For most solutions, you shouldn't rely exclusively on backups. Instead, use the other capabilities described in this guide to support your resiliency requirements. However, backups protect against some risks that other approaches don't. For more information, see What are redundancy, replication, and backup?.

For more information, see Backup and restore in Azure Database for PostgreSQL.

Resilience to service maintenance

Azure Database for PostgreSQL automatically handles critical servicing tasks including patching of the underlying hardware, operating system, and database engine. The service includes security updates, software updates, and minor version upgrades as part of planned maintenance.

To ensure your server remains available during maintenance windows, follow these recommendations:

  • Enable high availability: During maintenance, the server may need to be restarted as part of the update process. If you have high availability enabled, maintenance operations typically use rolling updates to minimize downtime. Periodic maintenance activities such as minor version upgrades happen on the standby replica first. To reduce downtime, the standby is promoted to primary so that workloads can keep on while the maintenance tasks are applied on the remaining node. This sequencing applies whether your server uses zone-redundant or zonal high availability.

    For servers without high availability enabled, expect brief downtime during maintenance operations. With high availability enabled, maintenance operations typically complete with minimal or no downtime.

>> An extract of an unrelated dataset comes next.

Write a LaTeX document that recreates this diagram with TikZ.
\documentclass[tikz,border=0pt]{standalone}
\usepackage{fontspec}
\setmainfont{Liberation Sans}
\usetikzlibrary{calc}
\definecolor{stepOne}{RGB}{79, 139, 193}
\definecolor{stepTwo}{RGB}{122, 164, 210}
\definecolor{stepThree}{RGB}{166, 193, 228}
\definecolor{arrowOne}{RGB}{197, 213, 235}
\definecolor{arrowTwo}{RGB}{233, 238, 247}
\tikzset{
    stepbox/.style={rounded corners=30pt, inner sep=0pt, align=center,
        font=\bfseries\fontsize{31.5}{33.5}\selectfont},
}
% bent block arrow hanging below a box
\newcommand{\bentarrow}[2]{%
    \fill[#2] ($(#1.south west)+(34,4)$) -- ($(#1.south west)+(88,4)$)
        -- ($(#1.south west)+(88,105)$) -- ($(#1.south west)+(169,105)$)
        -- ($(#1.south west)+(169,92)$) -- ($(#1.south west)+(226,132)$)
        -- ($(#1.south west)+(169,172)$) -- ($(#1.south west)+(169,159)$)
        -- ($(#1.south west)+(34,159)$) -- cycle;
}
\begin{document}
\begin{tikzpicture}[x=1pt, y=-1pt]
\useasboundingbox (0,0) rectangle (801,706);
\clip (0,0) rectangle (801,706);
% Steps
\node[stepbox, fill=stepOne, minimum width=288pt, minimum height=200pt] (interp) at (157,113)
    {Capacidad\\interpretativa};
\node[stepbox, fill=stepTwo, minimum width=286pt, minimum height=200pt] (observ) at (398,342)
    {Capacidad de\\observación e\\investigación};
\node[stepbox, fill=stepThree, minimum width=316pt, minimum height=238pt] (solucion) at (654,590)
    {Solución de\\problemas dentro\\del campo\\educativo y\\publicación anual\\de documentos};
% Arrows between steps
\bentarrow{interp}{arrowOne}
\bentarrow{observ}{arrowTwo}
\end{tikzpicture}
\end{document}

  • Configure custom maintenance windows: You can configure the maintenance schedule to be system-managed or define a custom maintenance window to minimize the impact on your business operations. Schedule maintenance during low-activity periods to minimize business impact. For more information, see Schedule maintenance.

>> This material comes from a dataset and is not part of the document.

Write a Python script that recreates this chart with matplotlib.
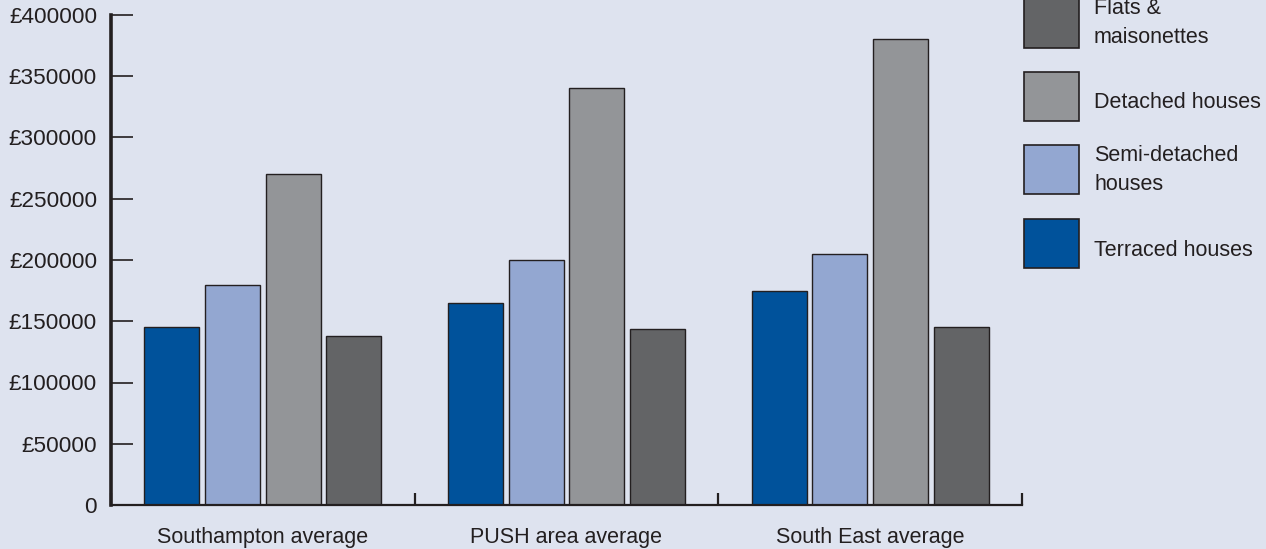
import numpy as np
import matplotlib.pyplot as plt
from matplotlib.patches import Rectangle
from matplotlib.ticker import FuncFormatter, FixedLocator

# average house prices by property type
areas = ["Southampton average", "PUSH area average", "South East average"]
series_names = ["Terraced houses", "Semi-detached houses", "Detached houses", "Flats & maisonettes"]
terraced = [145000, 165000, 175000]
semi_detached = [180000, 200000, 205000]
detached = [270000, 340000, 380000]
flats = [138000, 144000, 145000]

legend_labels = ["Flats &\nmaisonettes", "Detached houses", "Semi-detached\nhouses", "Terraced houses"]
colours = ["#00529b", "#93a7d1", "#939598", "#636466"]

BG = "#dee3ef"
INK = "#231f20"
FONT = ["Liberation Sans", "DejaVu Sans"]
FS = 15.5

plt.rcParams["font.family"] = FONT
plt.rcParams["text.color"] = INK

W, H = 1266, 549
fig = plt.figure(figsize=(W / 100, H / 100), dpi=100, facecolor=BG)

# axes box in pixels: x 111..1022, y 15..505
ax = fig.add_axes([111 / W, 1 - 505 / H, (1022 - 111) / W, (505 - 15) / H])
ax.set_facecolor(BG)

values = [terraced, semi_detached, detached, flats]
centres = np.arange(len(areas)) + 0.5
step = 0.2
width = 0.181
for i, (vals, col) in enumerate(zip(values, colours)):
    ax.bar(centres + (i - 1.5) * step, vals, width=width, color=col,
           edgecolor=INK, linewidth=1.0, label=series_names[i], zorder=2)

ax.set_xlim(0, len(areas))
ax.set_ylim(0, 400000)

for side in ("top", "right"):
    ax.spines[side].set_visible(False)
ax.spines["left"].set_linewidth(2.6)
ax.spines["bottom"].set_linewidth(1.6)
ax.spines["left"].set_color(INK)
ax.spines["bottom"].set_color(INK)

ax.set_yticks(np.arange(0, 400001, 50000))
ax.yaxis.set_major_formatter(FuncFormatter(lambda v, p: "0" if v == 0 else f"£{int(v)}"))
ax.tick_params(axis="y", direction="in", length=16, width=1.2, color=INK,
               labelsize=16.2, pad=10, labelcolor=INK)
for lbl in ax.get_yticklabels():
    lbl.set_va("center_baseline")

# boundary ticks between groups, category names on minor ticks
ax.xaxis.set_major_locator(FixedLocator(np.arange(len(areas) + 1)))
ax.xaxis.set_minor_locator(FixedLocator(centres))
ax.xaxis.set_major_formatter(FuncFormatter(lambda v, p: ""))
ax.set_xticklabels(areas, minor=True)
ax.tick_params(axis="x", which="major", direction="in", length=9, width=1.6, color=INK)
ax.tick_params(axis="x", which="minor", length=0, pad=16, labelsize=FS, labelcolor=INK)

# legend on the right, drawn as boxes with labels beside them
box_x, box_w, box_h = 1024, 55, 49
box_tops = [-1, 72, 145, 219]
text_centres = [23, 103, 170, 250]
for lab, col, top, tc in zip(legend_labels, colours[::-1], box_tops, text_centres):
    fig.add_artist(Rectangle((box_x / W, 1 - (top + box_h) / H), box_w / W, box_h / H,
                             transform=fig.transFigure, facecolor=col,
                             edgecolor=INK, linewidth=1.2))
    fig.text(1094 / W, 1 - tc / H, lab, ha="left", va="center", fontsize=FS,
             color=INK, linespacing=1.45)

fig.savefig("out.png", dpi=100, facecolor=BG)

  • Implement retry logic: Ensure your applications can handle brief connectivity interruptions that may occur during maintenance restarts. To make your applications resilient to these types of problems, see Resilience to transient faults guidance.

Service-level agreement

The service-level agreement (SLA) for Azure services describes the expected availability of each service and the conditions that your solution must meet to achieve that availability expectation. For more information, see SLAs for online services.

Azure Database for PostgreSQL provides different availability SLAs based on the server's configuration:

  • Servers configured with zone-redundant high availability.
  • Servers configured with zonal (single-zone) high availability.
  • Servers configured without high availability.